Exercise details: Pictures are not part of the copy. Retype the lines from the first one through the line that contains "22, 23, 24];".

— START —

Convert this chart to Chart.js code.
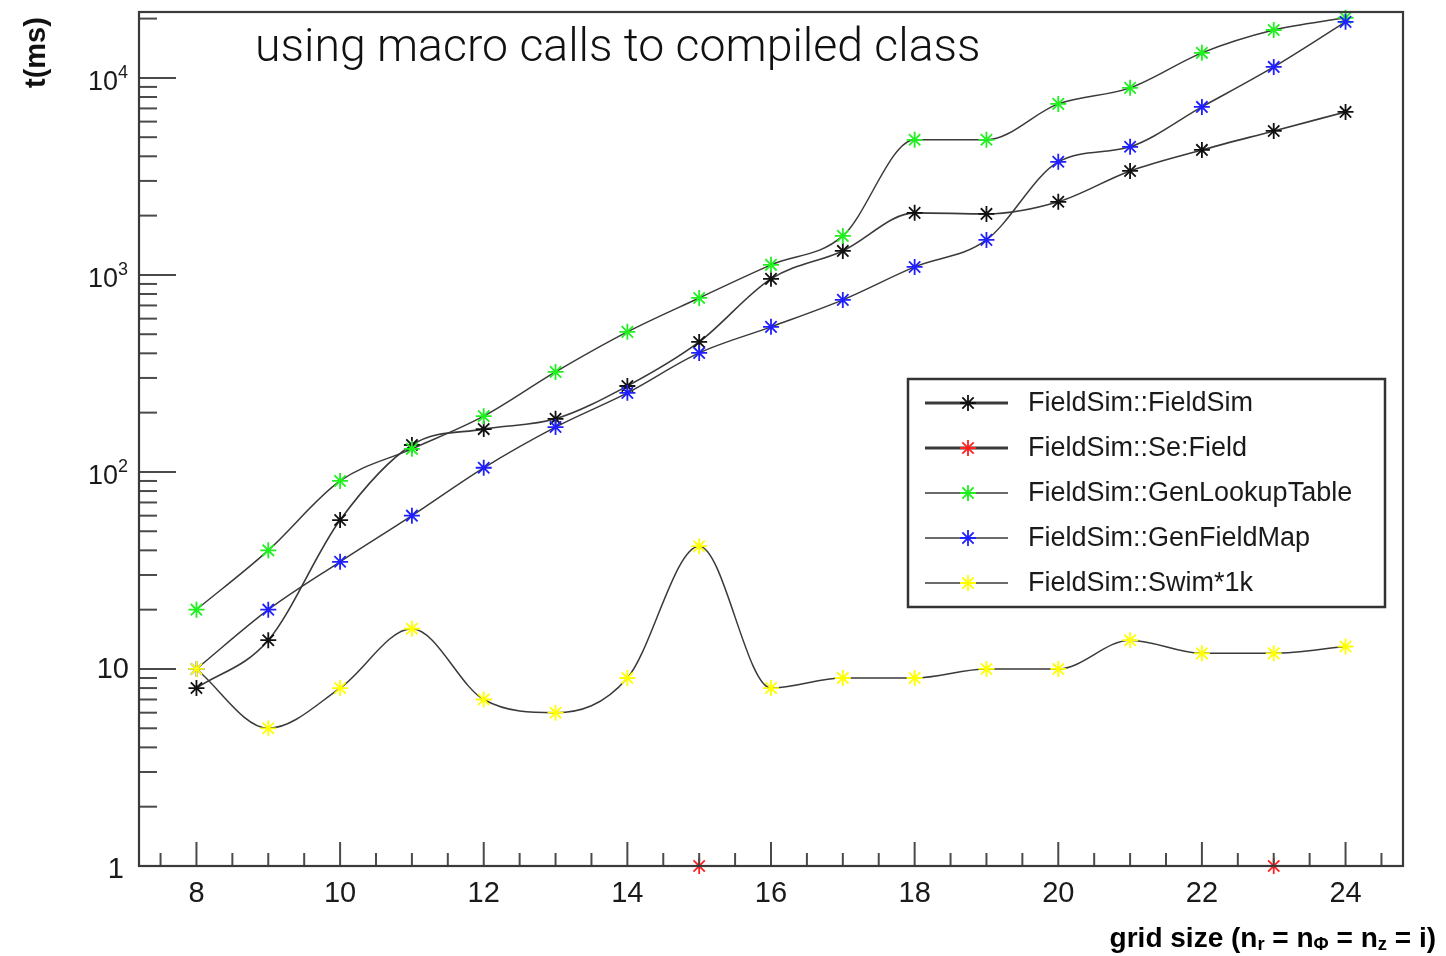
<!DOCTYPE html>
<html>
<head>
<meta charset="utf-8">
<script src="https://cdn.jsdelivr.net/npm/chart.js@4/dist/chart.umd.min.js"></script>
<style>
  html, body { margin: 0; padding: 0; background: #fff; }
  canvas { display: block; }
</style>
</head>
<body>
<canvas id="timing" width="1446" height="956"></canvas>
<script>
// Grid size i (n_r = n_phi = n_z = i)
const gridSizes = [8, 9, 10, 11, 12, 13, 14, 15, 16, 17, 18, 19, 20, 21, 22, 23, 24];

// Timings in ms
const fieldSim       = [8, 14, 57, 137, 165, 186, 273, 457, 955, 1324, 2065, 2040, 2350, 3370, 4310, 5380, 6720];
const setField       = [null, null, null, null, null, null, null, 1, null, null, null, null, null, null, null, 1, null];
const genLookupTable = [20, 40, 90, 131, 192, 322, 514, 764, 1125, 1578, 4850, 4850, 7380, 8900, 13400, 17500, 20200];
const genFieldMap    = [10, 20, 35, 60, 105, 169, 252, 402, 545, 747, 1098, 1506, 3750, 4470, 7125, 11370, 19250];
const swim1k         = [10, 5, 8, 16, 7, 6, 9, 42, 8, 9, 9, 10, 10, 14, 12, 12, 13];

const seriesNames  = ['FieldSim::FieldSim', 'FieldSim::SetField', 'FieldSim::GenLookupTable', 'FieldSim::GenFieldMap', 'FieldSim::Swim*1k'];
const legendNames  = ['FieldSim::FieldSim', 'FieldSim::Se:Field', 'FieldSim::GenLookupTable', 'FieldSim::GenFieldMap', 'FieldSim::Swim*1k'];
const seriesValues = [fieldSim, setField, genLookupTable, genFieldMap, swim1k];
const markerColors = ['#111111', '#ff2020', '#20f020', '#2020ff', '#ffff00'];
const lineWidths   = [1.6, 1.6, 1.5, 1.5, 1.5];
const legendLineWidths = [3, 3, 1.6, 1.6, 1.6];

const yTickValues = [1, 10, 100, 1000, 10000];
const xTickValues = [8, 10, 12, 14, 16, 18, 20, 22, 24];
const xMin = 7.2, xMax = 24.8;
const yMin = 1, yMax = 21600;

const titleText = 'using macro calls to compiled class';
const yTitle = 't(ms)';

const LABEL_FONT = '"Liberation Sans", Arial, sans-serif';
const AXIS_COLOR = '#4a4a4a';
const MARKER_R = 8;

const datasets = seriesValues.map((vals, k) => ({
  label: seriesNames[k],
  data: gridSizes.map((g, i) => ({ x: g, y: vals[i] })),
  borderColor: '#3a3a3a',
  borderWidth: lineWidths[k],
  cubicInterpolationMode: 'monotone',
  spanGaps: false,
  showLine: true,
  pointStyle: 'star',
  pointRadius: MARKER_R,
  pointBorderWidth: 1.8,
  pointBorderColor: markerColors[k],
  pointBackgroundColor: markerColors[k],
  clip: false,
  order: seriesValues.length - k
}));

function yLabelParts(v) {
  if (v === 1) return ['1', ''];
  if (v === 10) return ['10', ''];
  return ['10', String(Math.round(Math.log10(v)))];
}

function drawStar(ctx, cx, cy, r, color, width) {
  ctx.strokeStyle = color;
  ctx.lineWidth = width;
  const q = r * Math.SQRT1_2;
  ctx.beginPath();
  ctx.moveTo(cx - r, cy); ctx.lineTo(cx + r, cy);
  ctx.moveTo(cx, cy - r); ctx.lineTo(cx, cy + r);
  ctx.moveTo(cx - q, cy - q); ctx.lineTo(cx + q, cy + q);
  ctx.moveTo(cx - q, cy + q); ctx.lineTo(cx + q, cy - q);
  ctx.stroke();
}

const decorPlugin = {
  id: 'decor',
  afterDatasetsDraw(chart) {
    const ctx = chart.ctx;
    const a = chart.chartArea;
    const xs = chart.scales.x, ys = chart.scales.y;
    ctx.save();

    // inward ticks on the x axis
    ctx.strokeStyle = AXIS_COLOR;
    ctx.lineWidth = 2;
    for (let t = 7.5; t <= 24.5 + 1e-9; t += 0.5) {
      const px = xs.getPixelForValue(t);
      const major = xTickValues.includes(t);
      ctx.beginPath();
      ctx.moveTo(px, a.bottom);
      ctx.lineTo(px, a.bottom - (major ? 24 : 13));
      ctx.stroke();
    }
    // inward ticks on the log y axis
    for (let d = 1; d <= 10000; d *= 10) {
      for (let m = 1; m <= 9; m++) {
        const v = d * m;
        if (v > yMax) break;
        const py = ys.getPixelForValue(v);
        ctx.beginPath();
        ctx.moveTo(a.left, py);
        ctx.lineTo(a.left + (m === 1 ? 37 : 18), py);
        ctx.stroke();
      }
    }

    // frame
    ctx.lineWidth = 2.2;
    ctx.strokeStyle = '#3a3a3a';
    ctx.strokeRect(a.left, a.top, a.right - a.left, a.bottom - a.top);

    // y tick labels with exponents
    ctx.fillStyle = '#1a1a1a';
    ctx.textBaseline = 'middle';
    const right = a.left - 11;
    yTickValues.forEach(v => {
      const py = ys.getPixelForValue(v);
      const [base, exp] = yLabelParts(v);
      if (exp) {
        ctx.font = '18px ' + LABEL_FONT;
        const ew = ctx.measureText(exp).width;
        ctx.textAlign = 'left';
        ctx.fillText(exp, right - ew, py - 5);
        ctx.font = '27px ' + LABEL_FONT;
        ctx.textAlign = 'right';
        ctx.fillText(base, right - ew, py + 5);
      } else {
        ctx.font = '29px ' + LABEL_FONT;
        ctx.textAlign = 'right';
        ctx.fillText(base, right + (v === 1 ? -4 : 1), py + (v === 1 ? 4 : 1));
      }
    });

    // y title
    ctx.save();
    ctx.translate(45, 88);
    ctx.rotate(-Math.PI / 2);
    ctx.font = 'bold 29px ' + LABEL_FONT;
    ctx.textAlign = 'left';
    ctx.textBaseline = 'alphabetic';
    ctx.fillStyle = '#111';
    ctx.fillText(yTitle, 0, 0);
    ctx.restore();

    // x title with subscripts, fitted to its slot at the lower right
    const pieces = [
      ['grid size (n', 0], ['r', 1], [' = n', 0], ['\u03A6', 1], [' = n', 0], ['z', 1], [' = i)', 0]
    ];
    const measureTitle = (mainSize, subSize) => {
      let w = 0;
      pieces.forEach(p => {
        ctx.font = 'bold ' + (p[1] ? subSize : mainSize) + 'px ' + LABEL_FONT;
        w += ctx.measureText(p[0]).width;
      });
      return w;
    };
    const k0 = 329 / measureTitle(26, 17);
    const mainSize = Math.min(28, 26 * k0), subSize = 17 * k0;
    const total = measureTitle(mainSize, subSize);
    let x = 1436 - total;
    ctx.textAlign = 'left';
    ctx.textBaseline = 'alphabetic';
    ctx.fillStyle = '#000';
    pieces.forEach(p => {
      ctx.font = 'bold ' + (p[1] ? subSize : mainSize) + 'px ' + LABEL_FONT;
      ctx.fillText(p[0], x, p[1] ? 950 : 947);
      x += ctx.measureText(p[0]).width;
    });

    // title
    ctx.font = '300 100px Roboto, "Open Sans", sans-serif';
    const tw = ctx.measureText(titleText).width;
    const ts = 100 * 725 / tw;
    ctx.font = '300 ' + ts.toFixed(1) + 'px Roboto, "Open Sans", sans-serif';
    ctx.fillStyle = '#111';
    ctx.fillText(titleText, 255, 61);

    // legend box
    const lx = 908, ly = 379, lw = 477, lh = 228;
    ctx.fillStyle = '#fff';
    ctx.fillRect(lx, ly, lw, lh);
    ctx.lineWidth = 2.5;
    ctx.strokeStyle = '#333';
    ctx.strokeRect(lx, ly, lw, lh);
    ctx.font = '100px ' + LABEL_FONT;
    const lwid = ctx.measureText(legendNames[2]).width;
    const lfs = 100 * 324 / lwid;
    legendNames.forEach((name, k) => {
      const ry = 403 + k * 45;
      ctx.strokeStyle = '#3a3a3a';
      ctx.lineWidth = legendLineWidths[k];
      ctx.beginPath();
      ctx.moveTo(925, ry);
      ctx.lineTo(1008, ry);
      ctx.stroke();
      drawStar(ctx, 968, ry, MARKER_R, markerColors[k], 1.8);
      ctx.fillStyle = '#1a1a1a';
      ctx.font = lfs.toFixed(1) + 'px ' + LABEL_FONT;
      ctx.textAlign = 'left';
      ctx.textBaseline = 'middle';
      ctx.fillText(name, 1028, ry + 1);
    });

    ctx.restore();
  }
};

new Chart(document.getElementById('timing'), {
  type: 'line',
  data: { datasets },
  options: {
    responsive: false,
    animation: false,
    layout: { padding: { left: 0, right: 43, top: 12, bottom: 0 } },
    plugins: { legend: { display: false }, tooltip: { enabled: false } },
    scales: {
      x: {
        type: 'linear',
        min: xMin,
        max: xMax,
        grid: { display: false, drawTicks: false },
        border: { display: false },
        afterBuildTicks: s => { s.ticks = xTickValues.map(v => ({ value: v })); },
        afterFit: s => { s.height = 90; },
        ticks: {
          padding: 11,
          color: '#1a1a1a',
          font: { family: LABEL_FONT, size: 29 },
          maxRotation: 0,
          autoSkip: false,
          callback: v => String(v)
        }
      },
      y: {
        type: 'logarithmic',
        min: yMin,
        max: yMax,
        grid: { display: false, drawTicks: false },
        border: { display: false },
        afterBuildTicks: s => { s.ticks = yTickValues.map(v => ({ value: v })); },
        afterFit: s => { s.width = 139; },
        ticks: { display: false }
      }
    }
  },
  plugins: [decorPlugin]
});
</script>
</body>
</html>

— END —

Completed exercise:
Convert this chart to Chart.js code.
<!DOCTYPE html>
<html>
<head>
<meta charset="utf-8">
<script src="https://cdn.jsdelivr.net/npm/chart.js@4/dist/chart.umd.min.js"></script>
<style>
  html, body { margin: 0; padding: 0; background: #fff; }
  canvas { display: block; }
</style>
</head>
<body>
<canvas id="timing" width="1446" height="956"></canvas>
<script>
// Grid size i (n_r = n_phi = n_z = i)
const gridSizes = [8, 9, 10, 11, 12, 13, 14, 15, 16, 17, 18, 19, 20, 21, 22, 23, 24];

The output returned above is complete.